Brazilian Foreign Minister Celso Amorim said on Saturday that there could be some sort of breakthrough in the Doha Round of global trade talks in March or April.
"I left the meeting with higher sense of optimism," Amorim told reporters immediately after the informal meeting of trade ministers on the Doha Round negotiations.
Describing the talks as a positive one, the foreign minister said there was willingness to engage and restart the Doha Round negotiations in a formal way and there was a sense of urgency that had not been there before.
This year's informal meeting of trade ministers gathered some 30 trade or foreign ministers in Davos.
"I didn't see any voice that would depart from this general mood," he said.
He predicted that there would be lots of meetings, either bilateral or multilateral, in Geneva before March/April.
Both the European Union (EU) and the United States gave positive signs, putting more on the table than last July when the negotiations stalled, he said.
He said the developing countries were willing to be flexible on market access for industrial goods.
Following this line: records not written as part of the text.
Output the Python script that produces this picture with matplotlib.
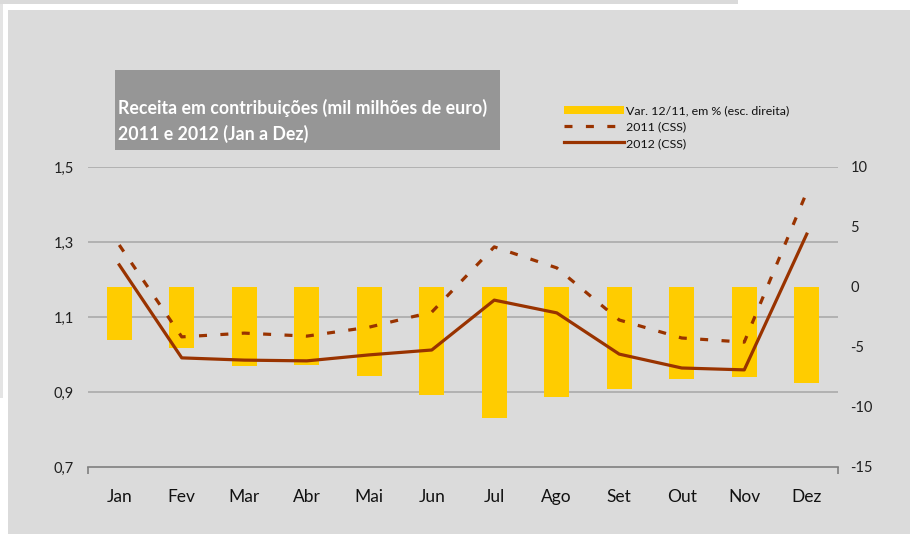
import numpy as np
from matplotlib import pyplot as plt
from matplotlib.patches import Rectangle

# dados
meses = ['Jan', 'Fev', 'Mar', 'Abr', 'Mai', 'Jun', 'Jul', 'Ago', 'Set', 'Out', 'Nov', 'Dez']
css_2011 = [1.292, 1.047, 1.057, 1.049, 1.073, 1.113, 1.287, 1.231, 1.092, 1.044, 1.033, 1.433]
css_2012 = [1.239, 0.991, 0.985, 0.983, 0.999, 1.012, 1.145, 1.111, 1.001, 0.964, 0.959, 1.321]
var_12_11 = [-4.4, -5.1, -6.6, -6.5, -7.4, -9.0, -10.9, -9.2, -8.5, -7.7, -7.5, -8.0]

left_ticks = [0.7, 0.9, 1.1, 1.3, 1.5]
right_ticks = [-15, -10, -5, 0, 5, 10]

titulo = 'Receita em contribuições (mil milhões de euro)\n2011 e 2012 (Jan a Dez)'
leg_labels = ['Var. 12/11, em % (esc. direita)', '2011 (CSS)', '2012 (CSS)']

plt.rcParams['font.family'] = ['Lato', 'DejaVu Sans']

W, H = 910, 534
fig = plt.figure(figsize=(W / 100, H / 100), dpi=100)
fig.patch.set_facecolor('white')


def px_rect(x0, y0, x1, y1, color):
    # retangulo em pixeis (origem no canto superior esquerdo)
    return Rectangle((x0 / W, 1 - y1 / H), (x1 - x0) / W, (y1 - y0) / H,
                     transform=fig.transFigure, facecolor=color, edgecolor='none',
                     zorder=-10)


# fundo cinzento tipo screenshot
fig.patches.append(px_rect(0, 0, 738, 4, '#dadada'))
fig.patches.append(px_rect(0, 4, 3, 398, '#e4e4e4'))
fig.patches.append(px_rect(8, 10, 910, 534, '#dbdbdb'))
fig.patches.append(px_rect(115, 70, 500, 150, '#969696'))

ax2 = fig.add_axes([88 / W, 1 - 467 / H, (838 - 88) / W, 300 / H])
ax = ax2.twinx()
ax.yaxis.tick_left()
ax2.yaxis.tick_right()
ax.set_zorder(ax2.get_zorder() + 1)
ax.patch.set_visible(False)
ax2.patch.set_visible(False)

x = np.arange(len(meses))

# barras (eixo direito)
bars = ax2.bar(x, var_12_11, width=0.4, color='#ffcc00', zorder=2)
ax2.set_ylim(-15, 10)
ax2.set_yticks(right_ticks)
ax2.set_yticklabels([str(t) for t in right_ticks])
ax2.tick_params(axis='y', length=0, pad=9, labelsize=10.5, colors='#202020')

# linhas (eixo esquerdo)
l11, = ax.plot(x, css_2011, color='#993300', lw=2.3, dashes=(2.5, 4.2), zorder=3)
l12, = ax.plot(x, css_2012, color='#993300', lw=2.3, zorder=4)
ax.set_ylim(0.7, 1.5)
ax.set_yticks(left_ticks)
ax.set_yticklabels([f'{t:.1f}'.replace('.', ',') for t in left_ticks])
ax.tick_params(axis='y', length=0, pad=10, labelsize=10.5, colors='#202020')
# grelha do eixo esquerdo, desenhada por tras das barras
for t in left_ticks[1:]:
    ax2.axhline(-15 + (t - 0.7) / 0.8 * 25, color='#a6a6a6', lw=1.1, zorder=1)

ax2.set_xlim(-0.5, len(meses) - 0.5)
ax2.set_xticks(x)
ax2.set_xticklabels(meses)
ax2.tick_params(axis='x', length=0, pad=16, labelsize=12.5, colors='#111111')
ax2.set_xticks([-0.5, len(meses) - 0.5], minor=True)
ax2.tick_params(axis='x', which='minor', length=5, width=1.2, color='#7f7f7f')
ax.tick_params(axis='x', length=0, labelbottom=False)

for a in (ax, ax2):
    for s in ('top', 'left', 'right', 'bottom'):
        a.spines[s].set_visible(False)
ax2.spines['bottom'].set_visible(True)
ax2.spines['bottom'].set_color('#7f7f7f')
ax2.spines['bottom'].set_linewidth(1.2)

fig.text(118 / W, 1 - 121 / H, titulo, color='white', fontsize=12.8, fontweight='bold',
         va='center', ha='left', linespacing=1.5)

fig.legend([bars, l11, l12], leg_labels, loc='upper left',
           bbox_to_anchor=(557 / W, 1 - 98 / H), frameon=False, fontsize=8.9,
           handlelength=4.8, handleheight=0.7, labelspacing=0.42, handletextpad=0.2,
           borderpad=0.1, labelcolor='#111111')

plt.savefig('out.png', dpi=100)
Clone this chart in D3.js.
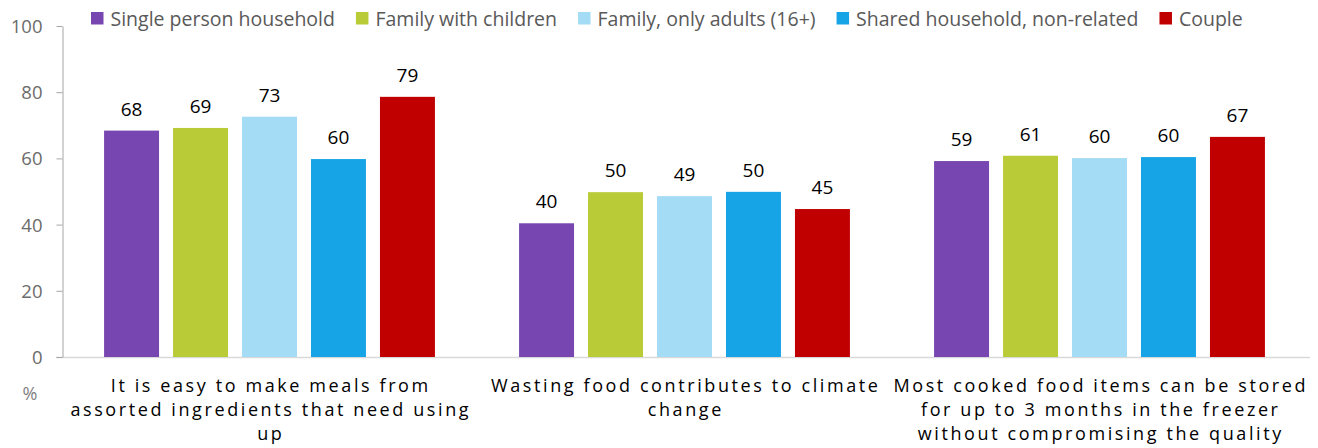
<!DOCTYPE html>
<html><head><meta charset="utf-8">
<script src="https://cdn.jsdelivr.net/npm/d3@7"></script>
<style>
body{margin:0;background:#fff;}
svg{display:block;font-family:"Open Sans","Noto Sans",sans-serif;}
</style></head><body>
<svg id="chart" width="1318" height="448"></svg>
<script>
const categories = ["c1","c2","c3"];
const categoryLines = [
  ["It is easy to make meals from","assorted ingredients that need using","up"],
  ["Wasting food contributes to climate","change"],
  ["Most cooked food items can be stored","for up to 3 months in the freezer","without compromising the quality"]
];
const seriesNames = ["Single person household","Family with children","Family, only adults (16+)","Shared household, non-related","Couple"];
const seriesColors = ["#7846B0","#B9CB36","#A5DCF5","#17A4E7","#C00000"];
const singlePerson = [68.4, 40.4, 59.2];
const familyChildren = [69.2, 49.8, 60.8];
const familyAdults = [72.6, 48.6, 60.1];
const shared = [59.8, 49.9, 60.4];
const couple = [78.6, 44.7, 66.5];
const yTicks = [0,20,40,60,80,100];

const seriesValues = [singlePerson, familyChildren, familyAdults, shared, couple];

const svg = d3.select("#chart");
const mLeft = 62, mRight = 1307, mTop = 26, mBottom = 357;

const x0 = d3.scaleBand().domain(categories).range([mLeft, mRight]).padding(0);
const x1 = d3.scaleBand().domain(seriesNames).range([0, x0.bandwidth()])
  .paddingInner(0.203).paddingOuter(0.61);
const y = d3.scaleLinear().domain([0,100]).range([mBottom, mTop]);

// baseline
svg.append("line").attr("x1", mLeft-6).attr("x2", 1310).attr("y1", y(0)+0.5).attr("y2", y(0)+0.5)
  .attr("stroke","#D9D9D9").attr("stroke-width",1.5);

// y axis
const yAxis = d3.axisLeft(y).tickValues(yTicks).tickSize(6).tickPadding(14).tickSizeOuter(0);
const ga = svg.append("g").attr("transform",`translate(${mLeft+0.5},0)`).call(yAxis);
ga.select(".domain").attr("stroke","#A6A6A6");
ga.selectAll(".tick line").attr("stroke","#A6A6A6");
ga.selectAll(".tick text").attr("fill","#6B6B6B").style("font-size","18.5px")
  .style("font-family","'Open Sans',sans-serif").attr("dy","0.35em");

// bars
const groups = svg.append("g").selectAll("g").data(categories).join("g")
  .attr("transform", d => `translate(${x0(d)},0)`);
groups.each(function(cat, ci){
  const g = d3.select(this);
  seriesNames.forEach((s, si) => {
    const v = seriesValues[si][ci];
    g.append("rect").attr("x", x1(s)).attr("width", x1.bandwidth())
      .attr("y", y(v)).attr("height", y(0) - y(v)).attr("fill", seriesColors[si]);
    g.append("text").attr("x", x1(s) + x1.bandwidth()/2).attr("y", y(v) - 15)
      .attr("text-anchor","middle").attr("fill","#000").style("font-size","19px")
      .text(Math.round(v));
  });
});

// category labels
categories.forEach((c, ci) => {
  const cx = x0(c) + x0.bandwidth()/2 + 1.3;
  const t = svg.append("text").attr("text-anchor","middle").attr("fill","#000")
    .style("font-size","18px").style("letter-spacing","2.6px");
  categoryLines[ci].forEach((line, li) => {
    t.append("tspan").attr("x", cx).attr("y", 392 + li*24).text(line);
  });
});

// % label
svg.append("text").attr("x", 30).attr("y", 400).attr("text-anchor","middle")
  .attr("fill","#7F7F7F").style("font-size","18px").text("%");

// legend
const lg = svg.append("g").attr("transform","translate(91,19)");
let lx = 0;
seriesNames.forEach((s, si) => {
  lg.append("rect").attr("x", lx).attr("y", -7).attr("width", 12.5).attr("height", 12.5).attr("fill", seriesColors[si]);
  const t = lg.append("text").attr("x", lx + 19.5).attr("y", 0).attr("dy","0.35em")
    .attr("fill","#595959").style("font-size","19.5px").text(s);
  lx += 19.5 + t.node().getComputedTextLength() + 21;
});
</script>
</body></html>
But he said there was not yet a proposal on industrial goods and that the developing countries were formulating it in a precise way.
The Doha Round, launched in 2001, was suspended last July after six key WTO members -- the United States, the EU, Australia, Japan, Brazil and India -- failed to bridge their long-term differences on agricultural subsidies and market access.
The developing countries are pressing the EU and the United States to either open their agricultural markets or cut subsidies. The developed countries, on the other hand, want more market access from developing countries for their industrial goods and services.